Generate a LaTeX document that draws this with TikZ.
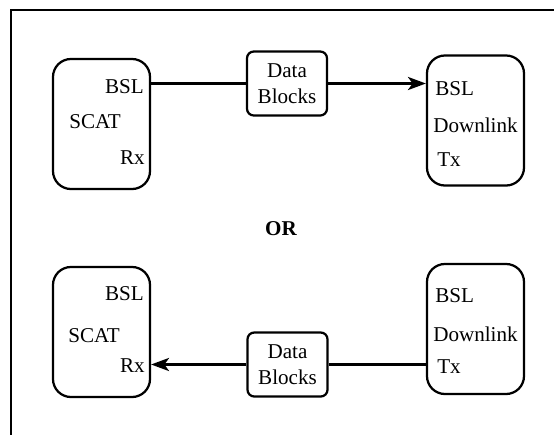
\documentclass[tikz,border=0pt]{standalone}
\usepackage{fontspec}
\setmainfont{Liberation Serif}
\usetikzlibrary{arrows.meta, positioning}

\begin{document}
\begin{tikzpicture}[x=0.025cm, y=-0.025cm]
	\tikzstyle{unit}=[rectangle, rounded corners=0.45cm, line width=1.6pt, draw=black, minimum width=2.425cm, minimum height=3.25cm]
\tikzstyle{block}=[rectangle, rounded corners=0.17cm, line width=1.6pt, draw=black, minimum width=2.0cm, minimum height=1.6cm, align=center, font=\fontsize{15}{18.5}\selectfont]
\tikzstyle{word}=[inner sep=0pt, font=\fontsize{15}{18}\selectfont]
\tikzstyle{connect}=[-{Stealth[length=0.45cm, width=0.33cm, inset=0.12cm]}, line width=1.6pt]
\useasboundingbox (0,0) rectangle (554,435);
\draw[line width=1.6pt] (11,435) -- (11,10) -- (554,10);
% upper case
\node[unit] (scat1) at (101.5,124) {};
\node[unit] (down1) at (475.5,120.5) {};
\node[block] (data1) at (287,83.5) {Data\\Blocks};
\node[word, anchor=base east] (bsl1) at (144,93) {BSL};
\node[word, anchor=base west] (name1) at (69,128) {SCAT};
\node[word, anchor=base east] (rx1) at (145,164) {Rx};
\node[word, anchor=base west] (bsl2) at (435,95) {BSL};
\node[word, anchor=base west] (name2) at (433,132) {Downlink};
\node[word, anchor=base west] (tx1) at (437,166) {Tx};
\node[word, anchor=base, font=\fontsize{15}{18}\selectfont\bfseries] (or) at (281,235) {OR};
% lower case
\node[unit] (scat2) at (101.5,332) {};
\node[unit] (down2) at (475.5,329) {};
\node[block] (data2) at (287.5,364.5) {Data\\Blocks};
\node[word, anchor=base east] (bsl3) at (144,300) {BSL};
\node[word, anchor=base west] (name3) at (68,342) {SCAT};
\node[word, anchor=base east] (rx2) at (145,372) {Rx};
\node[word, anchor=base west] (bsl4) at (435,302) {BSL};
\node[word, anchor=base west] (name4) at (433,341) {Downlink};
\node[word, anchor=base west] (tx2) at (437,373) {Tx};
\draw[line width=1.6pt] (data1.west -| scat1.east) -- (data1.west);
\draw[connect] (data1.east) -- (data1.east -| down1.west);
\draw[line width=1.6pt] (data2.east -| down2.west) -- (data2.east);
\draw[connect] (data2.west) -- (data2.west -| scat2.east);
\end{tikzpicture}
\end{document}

────────────────────

### AIM
Do not copy the pictures, but repeat every line exactly.

### COMPLETE ANSWER
Generate a LaTeX document that draws this with TikZ.
\documentclass[tikz,border=0pt]{standalone}
\usepackage{fontspec}
\setmainfont{Liberation Serif}
\usetikzlibrary{arrows.meta, positioning}

\begin{document}
\begin{tikzpicture}[x=0.025cm, y=-0.025cm]
	\tikzstyle{unit}=[rectangle, rounded corners=0.45cm, line width=1.6pt, draw=black, minimum width=2.425cm, minimum height=3.25cm]
\tikzstyle{block}=[rectangle, rounded corners=0.17cm, line width=1.6pt, draw=black, minimum width=2.0cm, minimum height=1.6cm, align=center, font=\fontsize{15}{18.5}\selectfont]
\tikzstyle{word}=[inner sep=0pt, font=\fontsize{15}{18}\selectfont]
\tikzstyle{connect}=[-{Stealth[length=0.45cm, width=0.33cm, inset=0.12cm]}, line width=1.6pt]
\useasboundingbox (0,0) rectangle (554,435);
\draw[line width=1.6pt] (11,435) -- (11,10) -- (554,10);
% upper case
\node[unit] (scat1) at (101.5,124) {};
\node[unit] (down1) at (475.5,120.5) {};
\node[block] (data1) at (287,83.5) {Data\\Blocks};
\node[word, anchor=base east] (bsl1) at (144,93) {BSL};
\node[word, anchor=base west] (name1) at (69,128) {SCAT};
\node[word, anchor=base east] (rx1) at (145,164) {Rx};
\node[word, anchor=base west] (bsl2) at (435,95) {BSL};
\node[word, anchor=base west] (name2) at (433,132) {Downlink};
\node[word, anchor=base west] (tx1) at (437,166) {Tx};
\node[word, anchor=base, font=\fontsize{15}{18}\selectfont\bfseries] (or) at (281,235) {OR};
% lower case
\node[unit] (scat2) at (101.5,332) {};
\node[unit] (down2) at (475.5,329) {};
\node[block] (data2) at (287.5,364.5) {Data\\Blocks};
\node[word, anchor=base east] (bsl3) at (144,300) {BSL};
\node[word, anchor=base west] (name3) at (68,342) {SCAT};
\node[word, anchor=base east] (rx2) at (145,372) {Rx};
\node[word, anchor=base west] (bsl4) at (435,302) {BSL};
\node[word, anchor=base west] (name4) at (433,341) {Downlink};
\node[word, anchor=base west] (tx2) at (437,373) {Tx};
\draw[line width=1.6pt] (data1.west -| scat1.east) -- (data1.west);
\draw[connect] (data1.east) -- (data1.east -| down1.west);
\draw[line width=1.6pt] (data2.east -| down2.west) -- (data2.east);
\draw[connect] (data2.west) -- (data2.west -| scat2.east);
\end{tikzpicture}
\end{document}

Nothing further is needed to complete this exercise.